** start **

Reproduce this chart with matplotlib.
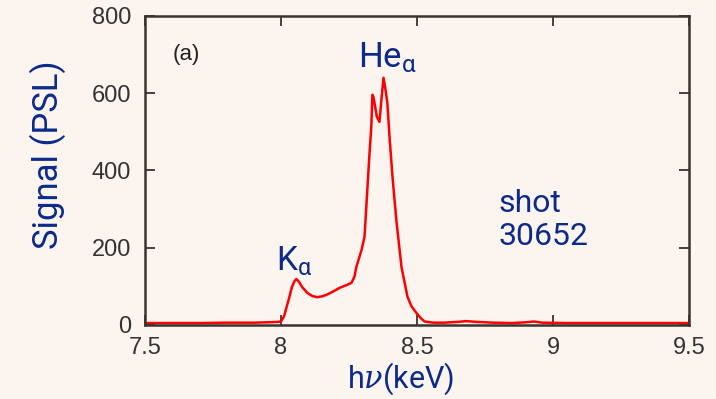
import matplotlib
matplotlib.use("Agg")
import matplotlib.pyplot as plt

energy = [7.50, 7.60, 7.70, 7.80, 7.90, 7.95, 7.99, 8.000, 8.011, 8.020, 8.030, 8.040, 8.050, 8.056,
          8.065, 8.078, 8.097, 8.115, 8.133, 8.150, 8.167, 8.190, 8.215, 8.240, 8.259, 8.270,
          8.277, 8.290, 8.296, 8.307, 8.318, 8.325, 8.332, 8.336, 8.340, 8.345, 8.352, 8.362,
          8.370, 8.377, 8.384, 8.391, 8.399, 8.410, 8.424, 8.443, 8.465, 8.480, 8.498, 8.515,
          8.528, 8.560, 8.600, 8.650, 8.680, 8.720, 8.780, 8.850, 8.900, 8.930, 8.960, 9.050,
          9.200, 9.350, 9.500]
signal = [5, 5, 5, 6, 6, 7, 8, 9, 22, 45, 70, 98, 114, 119,
          113, 98, 83, 75, 72, 74, 78, 86, 96, 103, 109, 125,
          150, 180, 194, 228, 357, 440, 513, 596, 590, 570, 540, 526,
          590, 640, 610, 575, 487, 383, 272, 150, 73, 48, 31, 17,
          9, 6, 6, 8, 10, 8, 6, 5, 7, 9, 6, 5,
          5, 5, 5]

xticks = [7.5, 8, 8.5, 9, 9.5]
xticklabels = ["7.5", "8", "8.5", "9", "9.5"]
yticks = [0, 200, 400, 600, 800]
yticklabels = ["0", "200", "400", "600", "800"]

bg = "#fcf4ef"
blue = "#0b2a8a"
dark = "#3a3330"

plt.rcParams["mathtext.fontset"] = "custom"
plt.rcParams["mathtext.rm"] = "Roboto"
plt.rcParams["mathtext.it"] = "DejaVu Serif:italic"
fig = plt.figure(figsize=(7.16, 3.99), dpi=100, facecolor=bg)
ax = fig.add_axes([0.2025, 0.1855, 0.7598, 0.7744], facecolor=bg)

ax.plot(energy, signal, color="#ff0000", lw=1.8)
ax.set_xlim(7.5, 9.5)
ax.set_ylim(0, 800)
ax.set_xticks(xticks)
ax.set_xticklabels(xticklabels)
ax.set_yticks(yticks)
ax.set_yticklabels(yticklabels)
ax.tick_params(direction="in", length=7, width=1.3, color=dark, top=True, right=True,
               labelsize=17, labelcolor="#333333")
ax.tick_params(axis="x", pad=9)
ax.tick_params(axis="y", pad=10)
for lab in ax.get_xticklabels() + ax.get_yticklabels():
    lab.set_family("Liberation Sans")
for s in ax.spines.values():
    s.set_color(dark)
    s.set_linewidth(1.8)

ax.set_ylabel("Signal (PSL)", fontsize=25, color=blue, family="Roboto")
ax.yaxis.set_label_coords(-0.145, 0.55)
ax.set_xlabel(r"h$\nu$(keV)", fontsize=22, color=blue, family="Roboto")
ax.xaxis.set_label_coords(0.47, -0.115)

ax.text(0.051, 0.875, "(a)", transform=ax.transAxes, fontsize=16, color="#222222",
        family="Liberation Sans", va="center")
ax.text(8.39, 668, r"He$_\mathrm{\alpha}$", fontsize=25, color=blue, family="Roboto",
        ha="center", va="baseline")
ax.text(8.05, 142, r"K$_\mathrm{\alpha}$", fontsize=24, color=blue, family="Roboto",
        ha="center", va="baseline")
ax.text(8.80, 272, "shot\n30652", fontsize=23, color=blue, family="Roboto", ha="left",
        va="center", linespacing=1.15)

fig.savefig("out.png", dpi=100, facecolor=bg)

** end **

◆ Exercise directions
Transcribe the whole listing, character for character, but not its images.

◆ Output of the exercise
Reproduce this chart with matplotlib.
import matplotlib
matplotlib.use("Agg")
import matplotlib.pyplot as plt

energy = [7.50, 7.60, 7.70, 7.80, 7.90, 7.95, 7.99, 8.000, 8.011, 8.020, 8.030, 8.040, 8.050, 8.056,
          8.065, 8.078, 8.097, 8.115, 8.133, 8.150, 8.167, 8.190, 8.215, 8.240, 8.259, 8.270,
          8.277, 8.290, 8.296, 8.307, 8.318, 8.325, 8.332, 8.336, 8.340, 8.345, 8.352, 8.362,
          8.370, 8.377, 8.384, 8.391, 8.399, 8.410, 8.424, 8.443, 8.465, 8.480, 8.498, 8.515,
          8.528, 8.560, 8.600, 8.650, 8.680, 8.720, 8.780, 8.850, 8.900, 8.930, 8.960, 9.050,
          9.200, 9.350, 9.500]
signal = [5, 5, 5, 6, 6, 7, 8, 9, 22, 45, 70, 98, 114, 119,
          113, 98, 83, 75, 72, 74, 78, 86, 96, 103, 109, 125,
          150, 180, 194, 228, 357, 440, 513, 596, 590, 570, 540, 526,
          590, 640, 610, 575, 487, 383, 272, 150, 73, 48, 31, 17,
          9, 6, 6, 8, 10, 8, 6, 5, 7, 9, 6, 5,
          5, 5, 5]

xticks = [7.5, 8, 8.5, 9, 9.5]
xticklabels = ["7.5", "8", "8.5", "9", "9.5"]
yticks = [0, 200, 400, 600, 800]
yticklabels = ["0", "200", "400", "600", "800"]

bg = "#fcf4ef"
blue = "#0b2a8a"
dark = "#3a3330"

plt.rcParams["mathtext.fontset"] = "custom"
plt.rcParams["mathtext.rm"] = "Roboto"
plt.rcParams["mathtext.it"] = "DejaVu Serif:italic"
fig = plt.figure(figsize=(7.16, 3.99), dpi=100, facecolor=bg)
ax = fig.add_axes([0.2025, 0.1855, 0.7598, 0.7744], facecolor=bg)

ax.plot(energy, signal, color="#ff0000", lw=1.8)
ax.set_xlim(7.5, 9.5)
ax.set_ylim(0, 800)
ax.set_xticks(xticks)
ax.set_xticklabels(xticklabels)
ax.set_yticks(yticks)
ax.set_yticklabels(yticklabels)
ax.tick_params(direction="in", length=7, width=1.3, color=dark, top=True, right=True,
               labelsize=17, labelcolor="#333333")
ax.tick_params(axis="x", pad=9)
ax.tick_params(axis="y", pad=10)
for lab in ax.get_xticklabels() + ax.get_yticklabels():
    lab.set_family("Liberation Sans")
for s in ax.spines.values():
    s.set_color(dark)
    s.set_linewidth(1.8)

ax.set_ylabel("Signal (PSL)", fontsize=25, color=blue, family="Roboto")
ax.yaxis.set_label_coords(-0.145, 0.55)
ax.set_xlabel(r"h$\nu$(keV)", fontsize=22, color=blue, family="Roboto")
ax.xaxis.set_label_coords(0.47, -0.115)

ax.text(0.051, 0.875, "(a)", transform=ax.transAxes, fontsize=16, color="#222222",
        family="Liberation Sans", va="center")
ax.text(8.39, 668, r"He$_\mathrm{\alpha}$", fontsize=25, color=blue, family="Roboto",
        ha="center", va="baseline")
ax.text(8.05, 142, r"K$_\mathrm{\alpha}$", fontsize=24, color=blue, family="Roboto",
        ha="center", va="baseline")
ax.text(8.80, 272, "shot\n30652", fontsize=23, color=blue, family="Roboto", ha="left",
        va="center", linespacing=1.15)

fig.savefig("out.png", dpi=100, facecolor=bg)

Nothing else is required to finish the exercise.